In New York City, some of most aggressive assaults on Planned Parenthood have been waged by the so-called crisis pregnancy centres, like Expectant Mother Care (EMC)-Front Line and Life Centres, whose main purpose is to counsel women against having abortions.
In July, a New York City law that would require pregnancy centres to disclose more information about their services was blocked by a Manhattan federal court judge.
According to a press release issued by Joan Malin, president and CEO of Planned Parenthood in New York (PPNY), crisis pregnancy centres masquerade as licensed medical facilities. She added that they collect personal and health insurance information and offer services like ultrasounds, which lead women to mistakenly believe they are visiting a medical centre, when they are not.
“As one of the largest reproductive health care providers in New York City we have all too often seen the impact of deceptive practices by crisis pregnancy centres first hand,” Malin said.
Under the premise that these pregnancy centres do not show all the possible options to women, Local Law 17, signed by Mayor Michael Bloomberg in May and supported by City Council Speaker Christine Quinn, would require these centres to “post signs in the lobbies of their counseling centres, add extensive additional written language to their advertising materials, and to provide oral statements during both ‘in person’ and telephonic conversations regarding the services offered by crisis pregnancy centres,” according to ACJU, one of the counsels for the plaintiffs.
Last month, the law was struck down by Judge William Pauley as “unconstitutionally vague”, although he conceded the harm that can be caused to pregnant, at-risk women by unlicensed ultrasound technicians “operating in pseudo-medical settings”.
“We think this is a resounding defeat of the Gestapo-like tactics of Christine Quinn and Mayor Bloomberg,” Chris Slattery, director and founder of Expectant Mother Care (EMC)-Front Line, told IPS.

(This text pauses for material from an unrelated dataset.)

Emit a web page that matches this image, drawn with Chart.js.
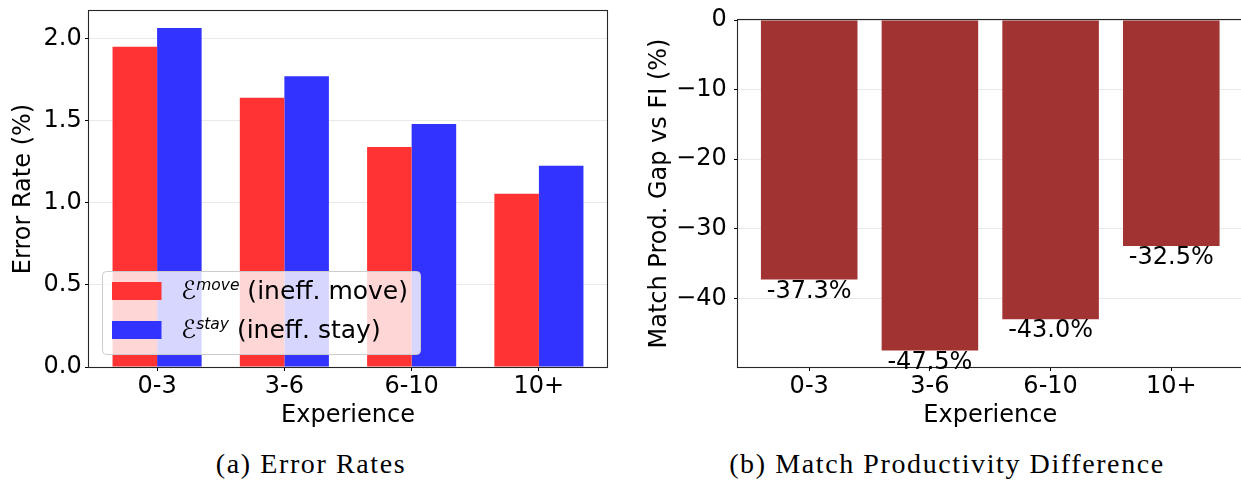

“Cutting Planned Parenthood funding is good because it hurts their ability to offer and expand abortions, and there are many county and town agencies to provide needed women’s services in their absence,” he said.
EMC was one of the plaintiffs in the case.
“This is one of the most important First Amendment decisions in American history, and will very strongly boost pro-life free speech initiatives and protect pregnancy centres not only here in New York, but across America,” he added.
Backers of the law plan to appeal Judge Pauley’s ruling. Councilwoman Jessica Lappin, the law’s lead sponsor, told IPS in an e-mail, “The judge got it wrong. Disappointed but not discouraged.”